The answer? Not very. Sure, it’s a good living if one makes a success out of it. Is it “me”? No. Have any of my last several jobs really been “me”? Oy vey – now that’s a loaded question. Asking myself this question now, I honestly have to answer the same. No. Maybe, just maybe, at 46 years of age, I’m finally coming to the realization that I cannot define myself by what I do for a living. I do need to make a living, however – that much is critical. It matters to me to support myself and my kids and have a future for all of us, and keep my house and my car, and my cats (although I sometimes wonder why on that last aspect, lousy furballs that they are). But how I do that? Not so critical. I’ve often said that the environment mattered far more to me than the work itself. And that is true, as long as I’m not the zookeeper who has to give the constipated elephant an enema. But put me in a group of decent, normal people who seem to enjoy my company and who don’t get on my nerves, who respect my contribution and occasionally find my jokes funny, and that’s about all I need. That and a paycheck. If Chase Mortgage ever gets off their sorry asses and refinances my loan under their “Borrower’s Assistance Program” that I filed for back in MARCH, I might have a shot at keeping my house even with a lower paycheck. We shall see. That would be nice, because I do love my house. Although at the end of the day, it really is just stuff. And a place to keep stuff.

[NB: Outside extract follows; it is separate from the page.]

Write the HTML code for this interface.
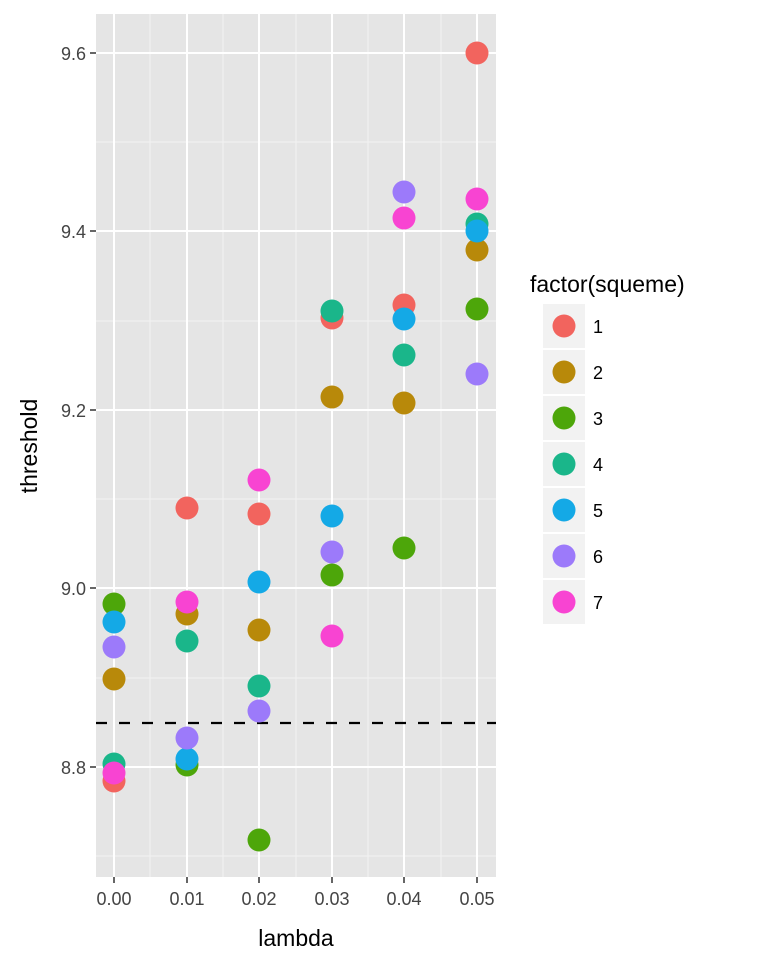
<!DOCTYPE html>
<html><head><style>body{margin:0;background:#fff}</style></head><body>
<svg width="768" height="960" xmlns="http://www.w3.org/2000/svg" font-family="Liberation Sans, sans-serif">
<rect x="96" y="14" width="400" height="863" fill="#E5E5E5"/>
<g stroke="#F2F2F2" stroke-width="1">
<line x1="96" x2="496" y1="142" y2="142"/><line x1="96" x2="496" y1="321" y2="321"/><line x1="96" x2="496" y1="499" y2="499"/><line x1="96" x2="496" y1="678" y2="678"/><line x1="96" x2="496" y1="856" y2="856"/>
<line y1="14" y2="877" x1="150" x2="150"/><line y1="14" y2="877" x1="223" x2="223"/><line y1="14" y2="877" x1="296" x2="296"/><line y1="14" y2="877" x1="368" x2="368"/><line y1="14" y2="877" x1="441" x2="441"/>
</g>
<g stroke="#FFFFFF" stroke-width="2">
<line x1="96" x2="496" y1="53" y2="53"/><line x1="96" x2="496" y1="231" y2="231"/><line x1="96" x2="496" y1="410" y2="410"/><line x1="96" x2="496" y1="588" y2="588"/><line x1="96" x2="496" y1="767" y2="767"/>
<line y1="14" y2="877" x1="114" x2="114"/><line y1="14" y2="877" x1="187" x2="187"/><line y1="14" y2="877" x1="259" x2="259"/><line y1="14" y2="877" x1="332" x2="332"/><line y1="14" y2="877" x1="404" x2="404"/><line y1="14" y2="877" x1="477" x2="477"/>
</g>
<line x1="96" x2="496" y1="723" y2="723" stroke="#000" stroke-width="2.2" stroke-dasharray="11,12"/>
<g>
<circle cx="114" cy="604" r="11.5" fill="#4DA60A"/><circle cx="114" cy="622" r="11.5" fill="#14A9E6"/><circle cx="114" cy="647" r="11.5" fill="#9C7AFA"/><circle cx="114" cy="679" r="11.5" fill="#B8890A"/><circle cx="114" cy="764" r="11.5" fill="#1AB68A"/><circle cx="114" cy="781" r="11.5" fill="#F2645E"/><circle cx="114" cy="773" r="11.5" fill="#F844D2"/>
<circle cx="187" cy="508" r="11.5" fill="#F2645E"/><circle cx="187" cy="614" r="11.5" fill="#B8890A"/><circle cx="187" cy="641" r="11.5" fill="#1AB68A"/><circle cx="187" cy="765" r="11.5" fill="#4DA60A"/><circle cx="187" cy="759" r="11.5" fill="#14A9E6"/><circle cx="187" cy="738" r="11.5" fill="#9C7AFA"/><circle cx="187" cy="602" r="11.5" fill="#F844D2"/>
<circle cx="259" cy="514" r="11.5" fill="#F2645E"/><circle cx="259" cy="630" r="11.5" fill="#B8890A"/><circle cx="259" cy="686" r="11.5" fill="#1AB68A"/><circle cx="259" cy="840" r="11.5" fill="#4DA60A"/><circle cx="259" cy="582" r="11.5" fill="#14A9E6"/><circle cx="259" cy="711" r="11.5" fill="#9C7AFA"/><circle cx="259" cy="480" r="11.5" fill="#F844D2"/>
<circle cx="332" cy="318" r="11.5" fill="#F2645E"/><circle cx="332" cy="311" r="11.5" fill="#1AB68A"/><circle cx="332" cy="397" r="11.5" fill="#B8890A"/><circle cx="332" cy="516" r="11.5" fill="#14A9E6"/><circle cx="332" cy="552" r="11.5" fill="#9C7AFA"/><circle cx="332" cy="575" r="11.5" fill="#4DA60A"/><circle cx="332" cy="636" r="11.5" fill="#F844D2"/>
<circle cx="404" cy="305" r="11.5" fill="#F2645E"/><circle cx="404" cy="403" r="11.5" fill="#B8890A"/><circle cx="404" cy="548" r="11.5" fill="#4DA60A"/><circle cx="404" cy="355" r="11.5" fill="#1AB68A"/><circle cx="404" cy="319" r="11.5" fill="#14A9E6"/><circle cx="404" cy="192" r="11.5" fill="#9C7AFA"/><circle cx="404" cy="218" r="11.5" fill="#F844D2"/>
<circle cx="477" cy="53" r="11.5" fill="#F2645E"/><circle cx="477" cy="250" r="11.5" fill="#B8890A"/><circle cx="477" cy="309" r="11.5" fill="#4DA60A"/><circle cx="477" cy="224" r="11.5" fill="#1AB68A"/><circle cx="477" cy="231" r="11.5" fill="#14A9E6"/><circle cx="477" cy="374" r="11.5" fill="#9C7AFA"/><circle cx="477" cy="199" r="11.5" fill="#F844D2"/>
</g>
<g stroke="#333" stroke-width="1.5">
<line x1="90" x2="96" y1="53" y2="53"/><line x1="90" x2="96" y1="231" y2="231"/><line x1="90" x2="96" y1="410" y2="410"/><line x1="90" x2="96" y1="588" y2="588"/><line x1="90" x2="96" y1="767" y2="767"/>
<line y1="877" y2="883" x1="114" x2="114"/><line y1="877" y2="883" x1="187" x2="187"/><line y1="877" y2="883" x1="259" x2="259"/><line y1="877" y2="883" x1="332" x2="332"/><line y1="877" y2="883" x1="404" x2="404"/><line y1="877" y2="883" x1="477" x2="477"/>
</g>
<g font-size="18" fill="#444" text-anchor="end">
<text x="86" y="60">9.6</text><text x="86" y="238">9.4</text><text x="86" y="417">9.2</text><text x="86" y="595">9.0</text><text x="86" y="774">8.8</text>
</g>
<g font-size="18" fill="#444" text-anchor="middle">
<text x="114" y="905">0.00</text><text x="187" y="905">0.01</text><text x="259" y="905">0.02</text><text x="332" y="905">0.03</text><text x="404" y="905">0.04</text><text x="477" y="905">0.05</text>
</g>
<text x="296" y="946" font-size="23" text-anchor="middle">lambda</text>
<text transform="translate(37,446) rotate(-90)" font-size="23" text-anchor="middle">threshold</text>
<text x="530" y="292" font-size="23">factor(squeme)</text>
<g>
<rect x="543" y="304" width="42" height="44" fill="#F2F2F2"/><circle cx="564" cy="326" r="11.5" fill="#F2645E"/>
<rect x="543" y="350" width="42" height="44" fill="#F2F2F2"/><circle cx="564" cy="372" r="11.5" fill="#B8890A"/>
<rect x="543" y="396" width="42" height="44" fill="#F2F2F2"/><circle cx="564" cy="418" r="11.5" fill="#4DA60A"/>
<rect x="543" y="442" width="42" height="44" fill="#F2F2F2"/><circle cx="564" cy="464" r="11.5" fill="#1AB68A"/>
<rect x="543" y="488" width="42" height="44" fill="#F2F2F2"/><circle cx="564" cy="510" r="11.5" fill="#14A9E6"/>
<rect x="543" y="534" width="42" height="44" fill="#F2F2F2"/><circle cx="564" cy="556" r="11.5" fill="#9C7AFA"/>
<rect x="543" y="580" width="42" height="44" fill="#F2F2F2"/><circle cx="564" cy="602" r="11.5" fill="#F844D2"/>
</g>
<g font-size="18" fill="#000">
<text x="593" y="333">1</text><text x="593" y="379">2</text><text x="593" y="425">3</text><text x="593" y="471">4</text><text x="593" y="517">5</text><text x="593" y="563">6</text><text x="593" y="609">7</text>
</g>
</svg>
</body></html>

So back to the question – who am I? If you asked me what I wanted to do for a living more than anything, the answer I always come back to is: be a writer. But maybe I suck as a writer or don’t have the persistence or wherewithall to stick with it to the point of being successful, so maybe it’s not exactly what I’m designed to do to actually earn a paycheck. But that doesn’t mean it can’t be who I am. A modern-day, 21st century Erma Bombeck meets Bridget Jones – the wild adventures of a swinging single and a struggling mom. Okay, I don’t do the swinging part anymore but I did for a couple of years, and you’d be amazed how much people are curious about that whole lifestyle. And maybe only three people out in the world ever will read my blog on a consistent basis. Or maybe 300 will. There’s no telling. But I guess I never know if I don’t try, do I? And maybe years and years from now after I’m long dead and gone, my two sons will finally discover that their Mom had an online blog (or maybe even published a book) and they’ll get on here and read all these age-old posts, look at each other and say, “You know what? Mom was cool.”
I don’t think I could ask for much more in terms of success than that.